Si hacemos una pausa hoy en nuestra vida y recordamos por un instante lo que éramos sin Cristo, podemos ver personas con rencor, sin perdón en el corazón, frías, sin afecto, codiciosas, avaras, y, por sobre todas las cosas, destinadas a un final de muerte eterna sin tener convicción de lo que eso realmente significa.
La lista de cualidades que nos definían estando alejados de Dios sería extensa. Vivíamos conforme a los estándares que el mundo nos ofrecía o lo que se nos había enseñado desde niños y adolescentes. Lo que Papá o Mamá hacían, nosotros también lo adoptábamos. Era una vida sin rumbo, quizás, o motivada por lo que estaba de moda en ese momento: músicas, películas, moda, etc.

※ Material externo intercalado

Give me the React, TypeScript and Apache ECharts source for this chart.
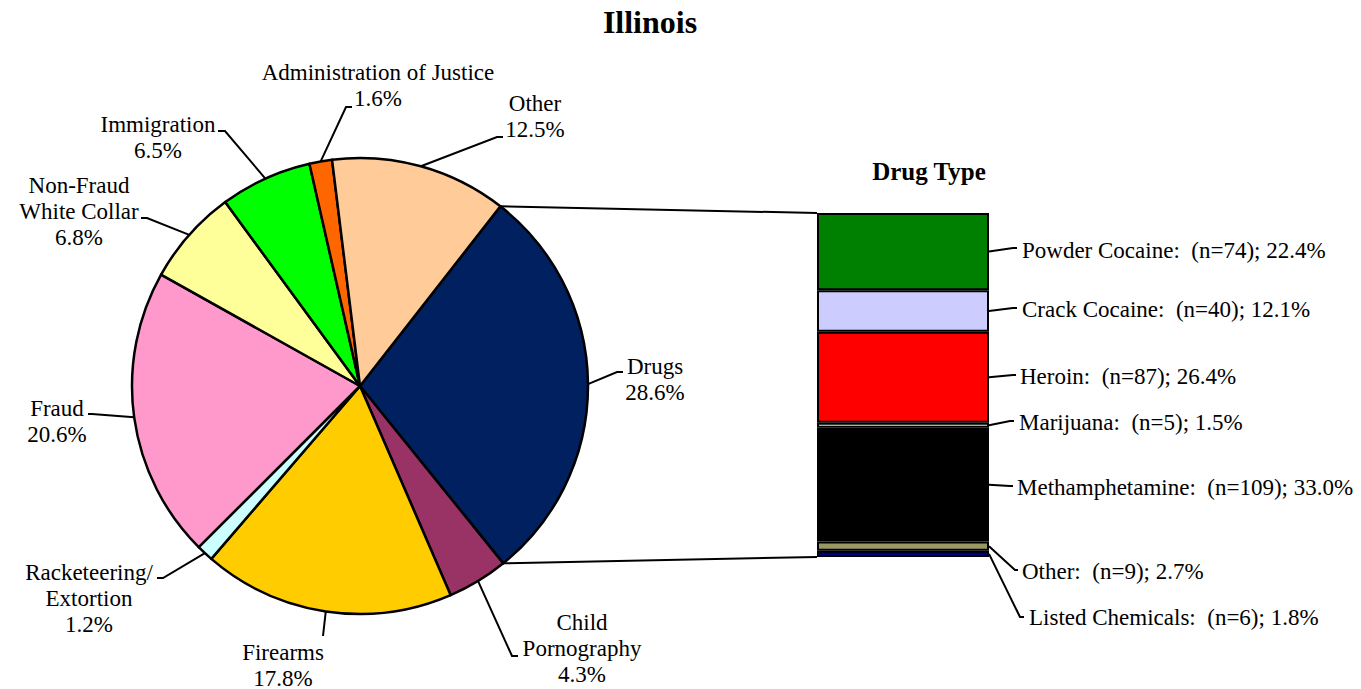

La Biblia llama a todo esto «vanidad«, algo inútil, infructuoso, sin efecto, una vida hueca y carente de contenido. En Eclesiastés 2:11 leemos: «Pero al observar todo lo que había logrado con tanto esfuerzo, vi que nada tenía sentido, era como perseguir el viento.» (NTV)

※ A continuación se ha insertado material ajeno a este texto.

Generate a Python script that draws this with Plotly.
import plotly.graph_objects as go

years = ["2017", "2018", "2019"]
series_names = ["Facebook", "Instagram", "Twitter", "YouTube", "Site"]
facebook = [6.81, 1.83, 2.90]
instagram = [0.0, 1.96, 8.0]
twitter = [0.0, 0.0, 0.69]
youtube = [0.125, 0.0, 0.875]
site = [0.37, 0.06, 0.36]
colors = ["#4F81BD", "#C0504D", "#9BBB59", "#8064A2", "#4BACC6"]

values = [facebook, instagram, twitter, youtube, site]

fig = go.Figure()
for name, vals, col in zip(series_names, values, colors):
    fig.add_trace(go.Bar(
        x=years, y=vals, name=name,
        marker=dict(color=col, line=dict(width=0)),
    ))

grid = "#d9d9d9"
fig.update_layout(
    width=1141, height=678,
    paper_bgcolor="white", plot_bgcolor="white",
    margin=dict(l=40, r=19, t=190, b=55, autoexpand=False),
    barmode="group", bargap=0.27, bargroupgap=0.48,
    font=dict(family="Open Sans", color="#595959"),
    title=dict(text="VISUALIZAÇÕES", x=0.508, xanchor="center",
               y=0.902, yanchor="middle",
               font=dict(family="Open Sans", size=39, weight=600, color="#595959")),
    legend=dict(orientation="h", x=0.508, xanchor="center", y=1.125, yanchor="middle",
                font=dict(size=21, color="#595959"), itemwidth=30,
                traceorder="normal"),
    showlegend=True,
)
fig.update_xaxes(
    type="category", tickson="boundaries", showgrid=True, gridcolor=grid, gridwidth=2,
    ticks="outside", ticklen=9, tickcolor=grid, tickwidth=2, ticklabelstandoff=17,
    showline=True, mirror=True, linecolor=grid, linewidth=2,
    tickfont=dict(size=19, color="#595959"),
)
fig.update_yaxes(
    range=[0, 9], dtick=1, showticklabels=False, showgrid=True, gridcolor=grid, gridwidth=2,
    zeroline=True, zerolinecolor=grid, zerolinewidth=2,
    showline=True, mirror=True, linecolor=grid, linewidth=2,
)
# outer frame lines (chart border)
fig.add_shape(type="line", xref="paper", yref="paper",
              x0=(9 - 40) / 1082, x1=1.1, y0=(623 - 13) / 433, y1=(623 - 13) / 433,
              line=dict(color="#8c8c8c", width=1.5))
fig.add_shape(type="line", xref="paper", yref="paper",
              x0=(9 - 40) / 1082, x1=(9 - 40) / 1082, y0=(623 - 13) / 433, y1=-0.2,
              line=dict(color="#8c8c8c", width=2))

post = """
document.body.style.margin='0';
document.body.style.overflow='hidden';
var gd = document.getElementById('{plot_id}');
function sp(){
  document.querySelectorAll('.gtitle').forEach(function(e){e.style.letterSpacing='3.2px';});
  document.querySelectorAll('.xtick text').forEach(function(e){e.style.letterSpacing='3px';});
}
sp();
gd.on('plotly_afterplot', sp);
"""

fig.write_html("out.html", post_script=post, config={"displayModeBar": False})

Sin conocimiento de Dios, estábamos muertos espiritualmente, cometiendo todo tipo de delitos y errando continuamente, dejándonos influenciar por la corriente de este mundo.
En contraste a esa vieja vida de desorden y oscuridad, el amor de Dios vino a salvarnos (Juan 3:16). Con la ayuda del Espíritu Santo, quien nos trae convicción de nuestro pecado, comenzamos el proceso de arrepentimiento y restauración hacia el conocimiento de la verdad y el crecimiento espiritual. “La vida antigua ha pasado; una nueva vida ha comenzado.” Ahora estamos llamados a hacer morir lo terrenal, poniendo la mirada en las cosas de arriba, meditando en la Palabra y orando en todo tiempo, escuchando la guía de nuestro Padre que está en los cielos.
Oremos juntos para que en esta nueva vida sea el Espíritu Santo quien nos ayude a crecer y madurar, de modo que podamos ser un canal de bendición para los nuestros y que ellos también tengan la esperanza de vida eterna.